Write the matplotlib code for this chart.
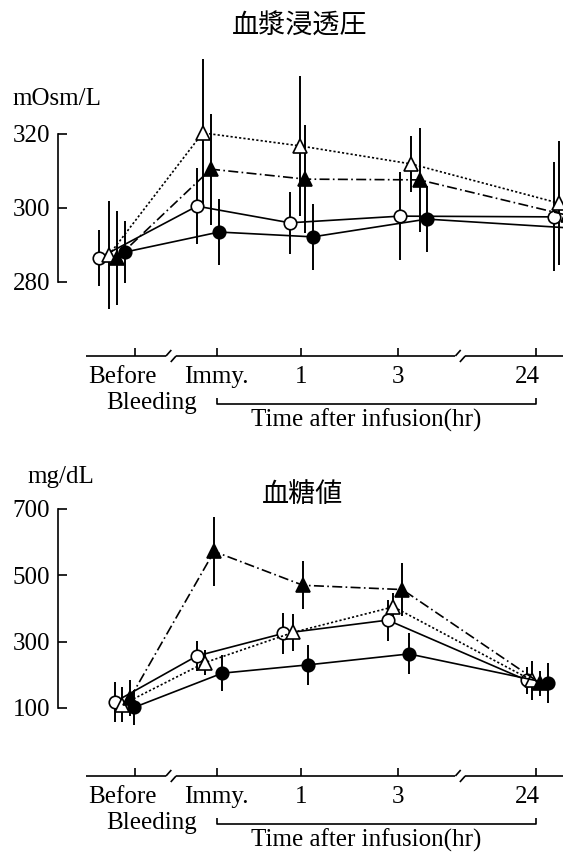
import matplotlib.pyplot as plt

plt.rcParams["font.family"] = ["Liberation Serif", "Noto Sans CJK JP"]

# ---------------------------------------------------------------------------
# Data
# ---------------------------------------------------------------------------
tick_labels = ["Before", "Immy.", "1", "3", "24"]
tick_x = [0.0, 1.0, 2.04, 3.23, 4.92]

# plasma osmolality, mOsm/L
osm_open_circle_x = [-0.44, 0.76, 1.90, 3.25, 5.14]
osm_open_circle = [286.5, 300.5, 296.0, 297.8, 297.6]
osm_open_circle_err = [7.5, 10.3, 8.4, 11.8, 14.7]

osm_open_tri_x = [-0.32, 0.83, 2.02, 3.39, 5.20]
osm_open_tri = [287.3, 320.3, 316.8, 311.9, 301.3]
osm_open_tri_err = [14.5, 20.0, 19.0, 7.5, 16.7]

osm_filled_tri_x = [-0.22, 0.93, 2.09, 3.49, 5.31]
osm_filled_tri = [286.5, 310.5, 307.8, 307.6, 298.0]
osm_filled_tri_err = [12.6, 15.0, 14.6, 14.0, 14.0]

osm_filled_circle_x = [-0.12, 1.03, 2.18, 3.58, 5.41]
osm_filled_circle = [288.1, 293.5, 292.2, 297.0, 294.5]
osm_filled_circle_err = [8.5, 9.0, 9.0, 9.0, 9.0]

# blood glucose, mg/dL
glu_open_circle_x = [-0.25, 0.76, 1.82, 3.10, 4.81]
glu_open_circle = [118, 257, 325, 365, 183]
glu_open_circle_err = [60, 45, 62, 62, 40]

glu_open_tri_x = [-0.16, 0.86, 1.94, 3.17, 4.87]
glu_open_tri = [110, 237, 328, 405, 183]
glu_open_tri_err = [53, 37, 55, 43, 60]

glu_filled_tri_x = [-0.06, 0.97, 2.06, 3.28, 4.97]
glu_filled_tri = [130, 572, 470, 457, 175]
glu_filled_tri_err = [55, 105, 72, 80, 38]

glu_filled_circle_x = [-0.01, 1.07, 2.12, 3.36, 5.07]
glu_filled_circle = [102, 205, 230, 263, 175]
glu_filled_circle_err = [52, 55, 60, 62, 60]

# ---------------------------------------------------------------------------
W, H = 563, 855
XLIM = (-0.945, 5.25)
FS = 18
LW = 1.2

fig = plt.figure(figsize=(W / 100, H / 100), dpi=100)


def px_rect(x0, y0, x1, y1):
    """Pixel box (top-left origin) -> figure fraction rect."""
    return [x0 / W, 1 - y1 / H, (x1 - x0) / W, (y1 - y0) / H]


STYLES = {
    "open_circle": dict(marker="o", ms=9, mfc="white", ls="-"),
    "open_tri": dict(marker="^", ms=10.5, mfc="white", ls=(0, (1.3, 1.3))),
    "filled_tri": dict(marker="^", ms=10.5, mfc="black", ls=(0, (6, 2, 1, 2))),
    "filled_circle": dict(marker="o", ms=9, mfc="black", ls="-"),
}


def draw_series(ax, x, y, err, kind):
    st = STYLES[kind]
    ax.errorbar(
        x, y, yerr=err, color="black", lw=LW, elinewidth=1.4, capsize=0,
        marker=st["marker"], ms=st["ms"], mfc=st["mfc"], mec="black",
        mew=1.2, ls=st["ls"],
    )


def style_data_axes(ax, ylim, yticks):
    ax.set_xlim(XLIM)
    ax.set_ylim(ylim)
    for side in ["top", "right", "bottom"]:
        ax.spines[side].set_visible(False)
    ax.spines["left"].set_bounds(yticks[0], yticks[-1])
    ax.spines["left"].set_linewidth(LW)
    ax.set_xticks([])
    ax.set_yticks(yticks)
    ax.tick_params(axis="y", direction="in", length=6.5, width=LW,
                   labelsize=FS, pad=5.5)
    ax.patch.set_alpha(0)


def draw_time_axis(line_y):
    ax = fig.add_axes(px_rect(58, line_y - 20, W, line_y + 80))
    ax.set_xlim(XLIM)
    ax.set_ylim(-80, 20)
    ax.axis("off")
    kw = dict(color="black", lw=LW, clip_on=False, solid_capstyle="butt")
    segments = [(-0.60, 0.38), (0.503, 3.93), (4.05, XLIM[1])]
    for a, b in segments:
        ax.plot([a, b], [0, 0], **kw)
    dx = 0.065
    for (_, a), (b, _) in zip(segments[:-1], segments[1:]):
        ax.plot([a, a + dx], [0, 6], **kw)
        ax.plot([b - dx, b], [-6, 0], **kw)
    ax.vlines(tick_x, 0, 8, color="black", lw=LW)
    offsets = {"Before": -0.16, "24": -0.11}
    for x, lab in zip(tick_x, tick_labels):
        ax.text(x + offsets.get(lab, 0), -27, lab, ha="center",
                va="baseline", fontsize=FS)
    ax.text(0.20, -53, "Bleeding", ha="center", va="baseline", fontsize=FS)
    ax.plot([tick_x[1], tick_x[1], tick_x[-1], tick_x[-1]],
            [-42, -48, -48, -42], **kw)
    ax.text(2.83, -71, "Time after infusion(hr)", ha="center",
            va="baseline", fontsize=FS)


# --- top panel: plasma osmolality -----------------------------------------
ax1 = fig.add_axes(px_rect(58, 41.5, W, 319))
style_data_axes(ax1, (270, 345), [280, 300, 320])
draw_series(ax1, osm_open_circle_x, osm_open_circle, osm_open_circle_err, "open_circle")
draw_series(ax1, osm_open_tri_x, osm_open_tri, osm_open_tri_err, "open_tri")
draw_series(ax1, osm_filled_tri_x, osm_filled_tri, osm_filled_tri_err, "filled_tri")
draw_series(ax1, osm_filled_circle_x, osm_filled_circle, osm_filled_circle_err, "filled_circle")
draw_time_axis(356)

fig.text(300 / W, 1 - 26 / H, "血漿浸透圧", ha="center", va="center",
         fontsize=19.5, family=["Noto Sans CJK JP"])
fig.text(12 / W, 1 - 105 / H, "mOsm/L", ha="left", va="baseline", fontsize=FS)

# --- bottom panel: blood glucose ------------------------------------------
ax2 = fig.add_axes(px_rect(58, 492.4, W, 727.9))
style_data_axes(ax2, (40, 750), [100, 300, 500, 700])
draw_series(ax2, glu_open_circle_x, glu_open_circle, glu_open_circle_err, "open_circle")
draw_series(ax2, glu_open_tri_x, glu_open_tri, glu_open_tri_err, "open_tri")
draw_series(ax2, glu_filled_tri_x, glu_filled_tri, glu_filled_tri_err, "filled_tri")
draw_series(ax2, glu_filled_circle_x, glu_filled_circle, glu_filled_circle_err, "filled_circle")
draw_time_axis(776)

fig.text(303 / W, 1 - 494 / H, "血糖値", ha="center", va="center",
         fontsize=19.5, family=["Noto Sans CJK JP"])
fig.text(27 / W, 1 - 483 / H, "mg/dL", ha="left", va="baseline", fontsize=FS)

fig.savefig("out.png", dpi=100)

**THE REQUEST**
Repeat the listing above from its first line through the line that contains "osm_open_circle_err = [7.5, 10.3, 8.4, 11.8, 14.7]", both included, and nothing more. Drop the pictures.

**COMPLETE OUTPUT**
Write the matplotlib code for this chart.
import matplotlib.pyplot as plt

plt.rcParams["font.family"] = ["Liberation Serif", "Noto Sans CJK JP"]

# ---------------------------------------------------------------------------
# Data
# ---------------------------------------------------------------------------
tick_labels = ["Before", "Immy.", "1", "3", "24"]
tick_x = [0.0, 1.0, 2.04, 3.23, 4.92]

# plasma osmolality, mOsm/L
osm_open_circle_x = [-0.44, 0.76, 1.90, 3.25, 5.14]
osm_open_circle = [286.5, 300.5, 296.0, 297.8, 297.6]
osm_open_circle_err = [7.5, 10.3, 8.4, 11.8, 14.7]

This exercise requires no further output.